One day I stopped my car and leaned out my window to call to a man by the side of the road. He looked to be in distress. I said, “Can I help you?”

His reply, “Yes, please, I’ve lost my dog. Have you seen her? She’s an old black lab, and I’m afraid she’s been hit by a car.”

I hadn’t seen his dog along the small country road, but I told him I would keep a look out as I drove home, and could I do anything else? It seemed such a small matter to me, to have stopped in the first place and to tell him I would look as I drove along the road to my home. We exchanged names. I took his number in case I found the dog, and I drove home, my eyes scanning both sides of the road. I found no dog. I wondered for a while if he’d found her, then I forgot. A week or so later, I saw the man again in town. He recognized me first and waved me over. He’d found his dog. She’d found some smelly carcass in the woods and had come home by herself, reeking of dead animal, limping with exhaustion but otherwise fine. Then he thanked me. I asked him why? I hadn’t done anything. He said, “you were the only one to stop that day. You were the only one to offer help. You were very kind.”

I didn’t see it. I had been kind? I thought I’d simply been human. Kindness, to me, meant going out of one’s way to help someone. To me, kindness was when my mother stopped a woman on the street and told her she could come stay at our house until she got back on her feet. The woman had been pushing a shopping cart full suitcases, and had four little girls with her. She’d been kicked out of her house by her husband. My mother, upon hearing her story, found her a lawyer and kept in touch long enough to make sure the woman and her daughters were taken care of. To me, that was kindness. But when I told my mother, she insisted that it was just being human.

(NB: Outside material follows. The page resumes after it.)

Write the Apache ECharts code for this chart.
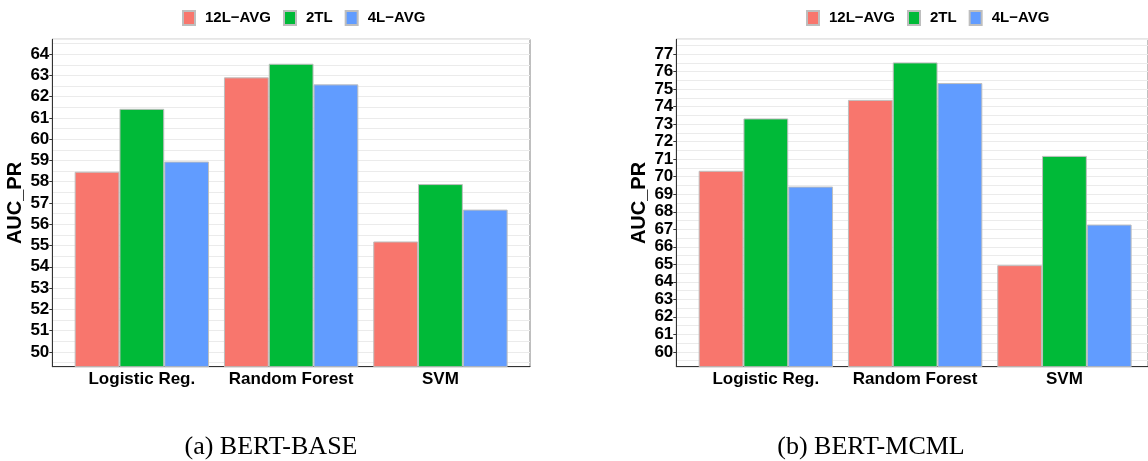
<!DOCTYPE html>
<html>
<head>
<meta charset="utf-8">
<script src="https://cdn.jsdelivr.net/npm/echarts@6/dist/echarts.min.js"></script>
<style>
html,body{margin:0;padding:0;background:#fff;}
#chart{width:1148px;height:461px;}
</style>
</head>
<body>
<div id="chart"></div>
<script>
const categories = ['Logistic Reg.', 'Random Forest', 'SVM'];
const seriesNames = ['12L\u2212AVG', '2TL', '4L\u2212AVG'];
const colors = ['#F8766D', '#00BA38', '#619CFF'];
const captions = ['(a) BERT-BASE', '(b) BERT-MCML'];

const baseL12 = [58.47, 62.91, 55.19];
const base2TL = [61.43, 63.55, 57.89];
const baseL4  = [58.95, 62.58, 56.69];

const mcmlL12 = [70.34, 74.39, 64.95];
const mcml2TL = [73.33, 76.53, 71.19];
const mcmlL4  = [69.44, 75.35, 67.27];

const baseRange = [49.3, 64.7];
const mcmlRange = [59.15, 77.85];

const panels = [
  {data: [baseL12, base2TL, baseL4], range: baseRange, left: 52.3, legendLeft: 177, captionX: 271},
  {data: [mcmlL12, mcml2TL, mcmlL4], range: mcmlRange, left: 676.3, legendLeft: 801, captionX: 871}
];

const TOP = 39.3, H = 327.4, W = 477.7, INSET = 14.9;
const FONT = '"Liberation Sans", Arial, sans-serif';

const grid = [], xAxis = [], yAxis = [], series = [], legend = [], graphic = [];

panels.forEach((p, pi) => {
  const g0 = grid.length;
  grid.push({left: p.left, top: TOP, width: W, height: H, show: true, borderColor: '#808080', borderWidth: 1, backgroundColor: 'transparent'});
  grid.push({left: p.left + INSET, top: TOP, width: W - 2 * INSET, height: H});
  const span = p.range[1] - p.range[0];
  xAxis.push({type: 'value', gridIndex: g0, min: 0, max: 1, axisLine: {show: true, onZero: false, lineStyle: {color: '#333', width: 1}}, axisTick: {show: false}, axisLabel: {show: false}, splitLine: {show: false}});
  xAxis.push({type: 'category', gridIndex: g0 + 1, data: categories, axisLine: {show: false}, axisTick: {show: false},
    axisLabel: {interval: 0, color: '#000', fontFamily: FONT, fontWeight: 'bold', fontSize: 17, margin: 4}});
  const ya = yAxis.length;
  yAxis.push({type: 'value', gridIndex: g0, min: p.range[0], max: p.range[1], splitNumber: Math.floor(span), position: 'left',
    name: 'AUC_PR', nameLocation: 'middle', nameGap: 27, nameRotate: 90,
    nameTextStyle: {color: '#000', fontFamily: FONT, fontWeight: 'bold', fontSize: 20},
    axisLine: {show: true, lineStyle: {color: '#333', width: 1}},
    axisTick: {show: true, length: 3, lineStyle: {color: '#333'}},
    axisLabel: {color: '#000', fontFamily: FONT, fontWeight: 'bold', fontSize: 17, margin: 3,
      showMinLabel: false, showMaxLabel: false,
      formatter: v => Math.abs(v - Math.round(v)) < 1e-6 ? String(Math.round(v)) : ''},
    splitLine: {show: false}});
  yAxis.push({type: 'value', gridIndex: g0, min: p.range[0], max: p.range[1], splitNumber: Math.round(span * 2), position: 'left',
    axisLine: {show: false}, axisTick: {show: false}, axisLabel: {show: false},
    splitLine: {show: true, lineStyle: {color: '#ebebeb', width: 1}}});
  yAxis.push({type: 'value', gridIndex: g0 + 1, min: p.range[0], max: p.range[1], show: false});

  seriesNames.forEach((name, si) => {
    series.push({type: 'bar', name: name, xAxisIndex: pi * 2 + 1, yAxisIndex: ya + 2, data: p.data[si],
      barGap: 0, barCategoryGap: '10%',
      itemStyle: {color: colors[si], borderColor: '#bebebe', borderWidth: 1},
      emphasis: {disabled: true}});
  });

  legend.push({left: p.legendLeft, top: 5, itemWidth: 12, itemHeight: 14, itemGap: 12, icon: 'rect',
    data: seriesNames, selectedMode: false,
    textStyle: {color: '#000', fontFamily: FONT, fontWeight: 'bold', fontSize: 15, padding: [0, 0, 0, 5]}});

  graphic.push({type: 'text', x: p.captionX, y: 447,
    style: {text: captions[pi], textAlign: 'center', textVerticalAlign: 'middle', fill: '#000',
      font: '26px "Liberation Serif", "Times New Roman", serif'}});
});

const chart = echarts.init(document.getElementById('chart'), null, {renderer: 'canvas'});
chart.setOption({
  animation: false,
  backgroundColor: '#fff',
  color: colors,
  grid, xAxis, yAxis, series, legend, graphic
});
</script>
</body>
</html>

Once I was flying back to Europe on my birthday. I was leaving my home, going to an uncertain future. I was in a bad mood, depressed, a little scared, and all that made me feel angry. I decided I would sit in my seat and not speak to anyone, but when I started filling out the card for customs, the man next to me saw it was my birthday, leaned over, and asked me why I was flying that day. I said I was just going back to work. I was still in a bad mood so I curled up in my seat and tried to sleep. At midnight, three hours after take-off, it was my birthday. A tap on my shoulder. The stewardess offering me a glass of champagne – from the man next to me – for my birthday. I was surprised, and a little sheepish for being so churlish before. I thanked him, and we started to talk. This is what I found out. He was from Brazil, and he was going to Paris to collect his son’s body. His son had been working in Paris on a construction site, and had had an accident. The embassy called him. He was to go to the morgue to identify his son’s remains, then eveything had been organized for him to fly back to Brazil for the funeral. I was devastated for him – we were both crying at this point. I was thinking how kind he was to offer me a glass of champagne when he was mourning, how awful it must be to lose a child. Then there was the problem of language. His English was rudimentary and he spoke no French at all. He had booked a room at a place near the morgue. He had never been to Paris. He told me about his son. Showed me pictures of him. I suddenly thought of my roommate, Carmen, who was Brazilien. In those days, there were no cellphones. I told him to wait when we got through customs, and we found a payphone. I called Carmen and passed him the phone.

Carmen was incredible. She met him at his hotel. She accompanied him to the morgue and to the prefecture, helped him with his papers. She stayed with him from the moment he arrived until the day he left. We had one dinner together. He gave me a small wooden charm, and he said it was for luck. I still have it. He told me I was a kind person. But again, I had to disagree. I didn’t do anything. I wasn’t the one to accompany him, to translate for him, to give four days out of her busy job to make sure he was OK. I had simply made a phone call. Carmen did the rest. He said, yes, Carmen is an amazing person. A heroine. But I had been kind – kind enough to see a solution to his problem, even though I could not help him, I put him in contact with someone who could. In that way, I’d been more than kind.

Perhaps, in this world, we could use a little more kindness. In my experience, it doesn’t take much: a moment of time, a question, “Can I help you?”, a glass of champagne and a birthday wish, a thought, a connection. Real heros like Carmen and my mother are precious and hard to emulate. But kindness – that – anyone can do.